◆ **Written problem**
An exact copy of all the data is required, with pictures left out.

◆ **Data lines**

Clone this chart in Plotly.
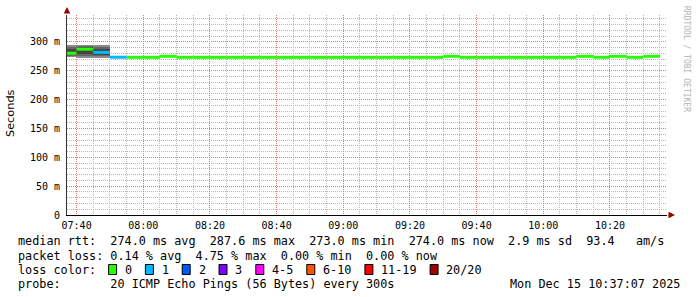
import plotly.graph_objects as go
import pandas as pd

# ---------------- data ----------------
step_start = pd.date_range("2025-12-15 07:35", periods=36, freq="5min")

median_ms = [280.5, 287.6, 282.0, 273.6, 273.4, 273.4, 275.2, 273.4, 273.4, 273.4,
             273.4, 273.4, 273.4, 273.4, 273.4, 273.4, 273.4, 273.4, 273.4, 273.4,
             273.4, 273.4, 273.4, 275.2, 273.4, 273.4, 273.4, 273.4, 273.4, 273.4,
             273.4, 275.2, 273.4, 275.2, 273.4, 275.2]
lost_pings = [0, 0, 1, 1, 0, 0, 0, 0, 0, 0,
              0, 0, 0, 0, 0, 0, 0, 0, 0, 0,
              0, 0, 0, 0, 0, 0, 0, 0, 0, 0,
              0, 0, 0, 0, 0, 0]

# smoke bands (ms) for the first three steps: outer / mid / inner
smoke_outer_lo = [274.0, 273.0, 273.0]
smoke_outer_hi = [294.0, 294.5, 294.0]
smoke_mid_lo = [276.0, 276.0, 275.0]
smoke_mid_hi = [291.0, 293.0, 291.0]
smoke_inner_lo = [278.0, 280.0, 277.0]
smoke_inner_hi = [288.5, 292.0, 288.0]

loss_labels = ["0", "1", "2", "3", "4-5", "6-10", "11-19", "20/20"]
loss_colors = ["#26ff00", "#00b8ff", "#0059ff", "#7e00ff", "#ff00ff", "#ff5500", "#ff0000", "#a10000"]

y_tick_ms = [0, 50, 100, 150, 200, 250, 300]
y_tick_text = ["0", "50 m", "100 m", "150 m", "200 m", "250 m", "300 m"]

line_rtt = "median rtt:  274.0 ms avg  287.6 ms max  273.0 ms min  274.0 ms now  2.9 ms sd  93.4   am/s"
line_loss = "packet loss: 0.14 % avg  4.75 % max  0.00 % min  0.00 % now"
line_color = "loss color:"
line_probe = "probe:       20 ICMP Echo Pings (56 Bytes) every 300s"
line_date = "Mon Dec 15 10:37:07 2025"
watermark = "RRDTOOL / TOBI OETIKER"

x_start = "2025-12-15 07:37:07"
x_end = "2025-12-15 10:37:07"

# ---------------- layout geometry ----------------
W, H = 697, 297
L, R, T, B = 67, 667, 15, 215
STEP = pd.Timedelta(minutes=5)
MONO = "DejaVu Sans Mono"


def px_x(px):
    return (px - L) / (R - L)


def px_y(py):
    return (B - py) / (B - T)


def nb(s):
    return s.replace(" ", "\u00a0")


fig = go.Figure()

# smoke
centers = [t + STEP / 2 for t in step_start[:3]]
for lo, hi, col in [(smoke_outer_lo, smoke_outer_hi, "#8a8a8a"),
                    (smoke_mid_lo, smoke_mid_hi, "#666666"),
                    (smoke_inner_lo, smoke_inner_hi, "#454545")]:
    fig.add_trace(go.Bar(
        x=centers, base=[v / 1000 for v in lo],
        y=[(h - l) / 1000 for l, h in zip(lo, hi)],
        width=STEP.total_seconds() * 1000,
        marker=dict(color=col, line=dict(width=0)),
        showlegend=False, hoverinfo="skip"))


def loss_index(n):
    if n <= 3:
        return n
    if n <= 5:
        return 4
    if n <= 10:
        return 5
    if n <= 19:
        return 6
    return 7


# median segments coloured by loss
for ci, col in enumerate(loss_colors):
    xs, ys = [], []
    for t, v, n in zip(step_start, median_ms, lost_pings):
        if loss_index(n) == ci:
            xs += [t, t + STEP, None]
            ys += [v / 1000, v / 1000, None]
    if xs:
        fig.add_trace(go.Scatter(x=xs, y=ys, mode="lines",
                                 line=dict(color=col, width=3),
                                 showlegend=False, hoverinfo="skip"))

ann = []
shapes = []

# text lines
for txt, yc in [(line_rtt, 241), (line_loss, 255.5), (line_color, 269.5), (line_probe, 283.5)]:
    ann.append(dict(x=px_x(16), y=px_y(yc), xref="paper", yref="paper", text=nb(txt),
                    showarrow=False, xanchor="left", yanchor="middle",
                    font=dict(family=MONO, size=11.8, color="#000")))
ann.append(dict(x=px_x(681.5), y=px_y(283.5), xref="paper", yref="paper", text=nb(line_date),
                showarrow=False, xanchor="right", yanchor="middle",
                font=dict(family=MONO, size=11.8, color="#000")))

# loss colour legend
bx = 108.6
for lab, col in zip(loss_labels, loss_colors):
    shapes.append(dict(type="rect", xref="paper", yref="paper",
                       x0=px_x(bx), x1=px_x(bx + 8), y0=px_y(274.5), y1=px_y(264.5),
                       fillcolor=col, line=dict(color="#000", width=1)))
    ann.append(dict(x=px_x(bx + 14.3), y=px_y(269.5), xref="paper", yref="paper", text=lab,
                    showarrow=False, xanchor="left", yanchor="middle",
                    font=dict(family=MONO, size=11.8, color="#000")))
    bx += 29.7 + 7.1 * len(lab)

# y-axis title
ann.append(dict(x=px_x(10.5), y=px_y(113.5), xref="paper", yref="paper", text="Seconds",
                textangle=-90, showarrow=False, xanchor="center", yanchor="middle",
                font=dict(family="DejaVu Sans", size=11.3, color="#000")))
# watermark
ann.append(dict(x=px_x(686), y=px_y(59), xref="paper", yref="paper", text=nb(watermark),
                textangle=90, showarrow=False, xanchor="center", yanchor="middle",
                font=dict(family=MONO, size=8, color="#b4b4b4")))
# axis arrows
ann.append(dict(x=px_x(675), y=0, xref="paper", yref="paper", ax=-8, ay=0, text="",
                showarrow=True, arrowhead=2, arrowsize=1.3, arrowwidth=1, arrowcolor="#9b0000"))
ann.append(dict(x=0, y=px_y(7), xref="paper", yref="paper", ax=0, ay=8, text="",
                showarrow=True, arrowhead=2, arrowsize=1.3, arrowwidth=1, arrowcolor="#9b0000"))

MAJ = "#dc7a7a"
MIN = "#b8b8b8"

fig.update_layout(
    width=W, height=H,
    margin=dict(l=L, r=W - R, t=T, b=H - B, pad=0),
    paper_bgcolor="#ffffff", plot_bgcolor="#ffffff",
    barmode="overlay", bargap=0,
    showlegend=False,
    annotations=ann, shapes=shapes,
    xaxis=dict(
        type="date", range=[x_start, x_end],
        tick0="2025-12-15 07:40", dtick=20 * 60 * 1000, tickformat="%H:%M",
        showgrid=True, gridcolor=MAJ, griddash="1px,1px", gridwidth=1,
        minor=dict(tick0="2025-12-15 07:40", dtick=5 * 60 * 1000, showgrid=True,
                   gridcolor=MIN, griddash="1px,1px", gridwidth=1),
        showline=True, linecolor="#000", linewidth=1,
        ticks="", ticklabelstandoff=1,
        tickfont=dict(family=MONO, size=10, color="#000"),
        zeroline=False, fixedrange=True,
    ),
    yaxis=dict(
        range=[0, 0.3468],
        tickmode="array", tickvals=[v / 1000 for v in y_tick_ms], ticktext=y_tick_text,
        showgrid=True, gridcolor=MAJ, griddash="1px,1px", gridwidth=1,
        minor=dict(tick0=0, dtick=0.01, showgrid=True,
                   gridcolor=MIN, griddash="1px,1px", gridwidth=1),
        showline=True, linecolor="#333", linewidth=1,
        ticks="", ticklabelstandoff=4,
        tickfont=dict(family=MONO, size=10, color="#000"),
        zeroline=False, fixedrange=True,
    ),
)

fig.write_html("out.html", config={"displayModeBar": False})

◆ **Solution for this exercise**
Clone this chart in Plotly.
import plotly.graph_objects as go
import pandas as pd

# ---------------- data ----------------
step_start = pd.date_range("2025-12-15 07:35", periods=36, freq="5min")

median_ms = [280.5, 287.6, 282.0, 273.6, 273.4, 273.4, 275.2, 273.4, 273.4, 273.4,
             273.4, 273.4, 273.4, 273.4, 273.4, 273.4, 273.4, 273.4, 273.4, 273.4,
             273.4, 273.4, 273.4, 275.2, 273.4, 273.4, 273.4, 273.4, 273.4, 273.4,
             273.4, 275.2, 273.4, 275.2, 273.4, 275.2]
lost_pings = [0, 0, 1, 1, 0, 0, 0, 0, 0, 0,
              0, 0, 0, 0, 0, 0, 0, 0, 0, 0,
              0, 0, 0, 0, 0, 0, 0, 0, 0, 0,
              0, 0, 0, 0, 0, 0]

# smoke bands (ms) for the first three steps: outer / mid / inner
smoke_outer_lo = [274.0, 273.0, 273.0]
smoke_outer_hi = [294.0, 294.5, 294.0]
smoke_mid_lo = [276.0, 276.0, 275.0]
smoke_mid_hi = [291.0, 293.0, 291.0]
smoke_inner_lo = [278.0, 280.0, 277.0]
smoke_inner_hi = [288.5, 292.0, 288.0]

loss_labels = ["0", "1", "2", "3", "4-5", "6-10", "11-19", "20/20"]
loss_colors = ["#26ff00", "#00b8ff", "#0059ff", "#7e00ff", "#ff00ff", "#ff5500", "#ff0000", "#a10000"]

y_tick_ms = [0, 50, 100, 150, 200, 250, 300]
y_tick_text = ["0", "50 m", "100 m", "150 m", "200 m", "250 m", "300 m"]

line_rtt = "median rtt:  274.0 ms avg  287.6 ms max  273.0 ms min  274.0 ms now  2.9 ms sd  93.4   am/s"
line_loss = "packet loss: 0.14 % avg  4.75 % max  0.00 % min  0.00 % now"
line_color = "loss color:"
line_probe = "probe:       20 ICMP Echo Pings (56 Bytes) every 300s"
line_date = "Mon Dec 15 10:37:07 2025"
watermark = "RRDTOOL / TOBI OETIKER"

x_start = "2025-12-15 07:37:07"
x_end = "2025-12-15 10:37:07"

# ---------------- layout geometry ----------------
W, H = 697, 297
L, R, T, B = 67, 667, 15, 215
STEP = pd.Timedelta(minutes=5)
MONO = "DejaVu Sans Mono"


def px_x(px):
    return (px - L) / (R - L)


def px_y(py):
    return (B - py) / (B - T)


def nb(s):
    return s.replace(" ", "\u00a0")


fig = go.Figure()

# smoke
centers = [t + STEP / 2 for t in step_start[:3]]
for lo, hi, col in [(smoke_outer_lo, smoke_outer_hi, "#8a8a8a"),
                    (smoke_mid_lo, smoke_mid_hi, "#666666"),
                    (smoke_inner_lo, smoke_inner_hi, "#454545")]:
    fig.add_trace(go.Bar(
        x=centers, base=[v / 1000 for v in lo],
        y=[(h - l) / 1000 for l, h in zip(lo, hi)],
        width=STEP.total_seconds() * 1000,
        marker=dict(color=col, line=dict(width=0)),
        showlegend=False, hoverinfo="skip"))


def loss_index(n):
    if n <= 3:
        return n
    if n <= 5:
        return 4
    if n <= 10:
        return 5
    if n <= 19:
        return 6
    return 7


# median segments coloured by loss
for ci, col in enumerate(loss_colors):
    xs, ys = [], []
    for t, v, n in zip(step_start, median_ms, lost_pings):
        if loss_index(n) == ci:
            xs += [t, t + STEP, None]
            ys += [v / 1000, v / 1000, None]
    if xs:
        fig.add_trace(go.Scatter(x=xs, y=ys, mode="lines",
                                 line=dict(color=col, width=3),
                                 showlegend=False, hoverinfo="skip"))

ann = []
shapes = []

# text lines
for txt, yc in [(line_rtt, 241), (line_loss, 255.5), (line_color, 269.5), (line_probe, 283.5)]:
    ann.append(dict(x=px_x(16), y=px_y(yc), xref="paper", yref="paper", text=nb(txt),
                    showarrow=False, xanchor="left", yanchor="middle",
                    font=dict(family=MONO, size=11.8, color="#000")))
ann.append(dict(x=px_x(681.5), y=px_y(283.5), xref="paper", yref="paper", text=nb(line_date),
                showarrow=False, xanchor="right", yanchor="middle",
                font=dict(family=MONO, size=11.8, color="#000")))

# loss colour legend
bx = 108.6
for lab, col in zip(loss_labels, loss_colors):
    shapes.append(dict(type="rect", xref="paper", yref="paper",
                       x0=px_x(bx), x1=px_x(bx + 8), y0=px_y(274.5), y1=px_y(264.5),
                       fillcolor=col, line=dict(color="#000", width=1)))
    ann.append(dict(x=px_x(bx + 14.3), y=px_y(269.5), xref="paper", yref="paper", text=lab,
                    showarrow=False, xanchor="left", yanchor="middle",
                    font=dict(family=MONO, size=11.8, color="#000")))
    bx += 29.7 + 7.1 * len(lab)

# y-axis title
ann.append(dict(x=px_x(10.5), y=px_y(113.5), xref="paper", yref="paper", text="Seconds",
                textangle=-90, showarrow=False, xanchor="center", yanchor="middle",
                font=dict(family="DejaVu Sans", size=11.3, color="#000")))
# watermark
ann.append(dict(x=px_x(686), y=px_y(59), xref="paper", yref="paper", text=nb(watermark),
                textangle=90, showarrow=False, xanchor="center", yanchor="middle",
                font=dict(family=MONO, size=8, color="#b4b4b4")))
# axis arrows
ann.append(dict(x=px_x(675), y=0, xref="paper", yref="paper", ax=-8, ay=0, text="",
                showarrow=True, arrowhead=2, arrowsize=1.3, arrowwidth=1, arrowcolor="#9b0000"))
ann.append(dict(x=0, y=px_y(7), xref="paper", yref="paper", ax=0, ay=8, text="",
                showarrow=True, arrowhead=2, arrowsize=1.3, arrowwidth=1, arrowcolor="#9b0000"))

MAJ = "#dc7a7a"
MIN = "#b8b8b8"

fig.update_layout(
    width=W, height=H,
    margin=dict(l=L, r=W - R, t=T, b=H - B, pad=0),
    paper_bgcolor="#ffffff", plot_bgcolor="#ffffff",
    barmode="overlay", bargap=0,
    showlegend=False,
    annotations=ann, shapes=shapes,
    xaxis=dict(
        type="date", range=[x_start, x_end],
        tick0="2025-12-15 07:40", dtick=20 * 60 * 1000, tickformat="%H:%M",
        showgrid=True, gridcolor=MAJ, griddash="1px,1px", gridwidth=1,
        minor=dict(tick0="2025-12-15 07:40", dtick=5 * 60 * 1000, showgrid=True,
                   gridcolor=MIN, griddash="1px,1px", gridwidth=1),
        showline=True, linecolor="#000", linewidth=1,
        ticks="", ticklabelstandoff=1,
        tickfont=dict(family=MONO, size=10, color="#000"),
        zeroline=False, fixedrange=True,
    ),
    yaxis=dict(
        range=[0, 0.3468],
        tickmode="array", tickvals=[v / 1000 for v in y_tick_ms], ticktext=y_tick_text,
        showgrid=True, gridcolor=MAJ, griddash="1px,1px", gridwidth=1,
        minor=dict(tick0=0, dtick=0.01, showgrid=True,
                   gridcolor=MIN, griddash="1px,1px", gridwidth=1),
        showline=True, linecolor="#333", linewidth=1,
        ticks="", ticklabelstandoff=4,
        tickfont=dict(family=MONO, size=10, color="#000"),
        zeroline=False, fixedrange=True,
    ),
)

fig.write_html("out.html", config={"displayModeBar": False})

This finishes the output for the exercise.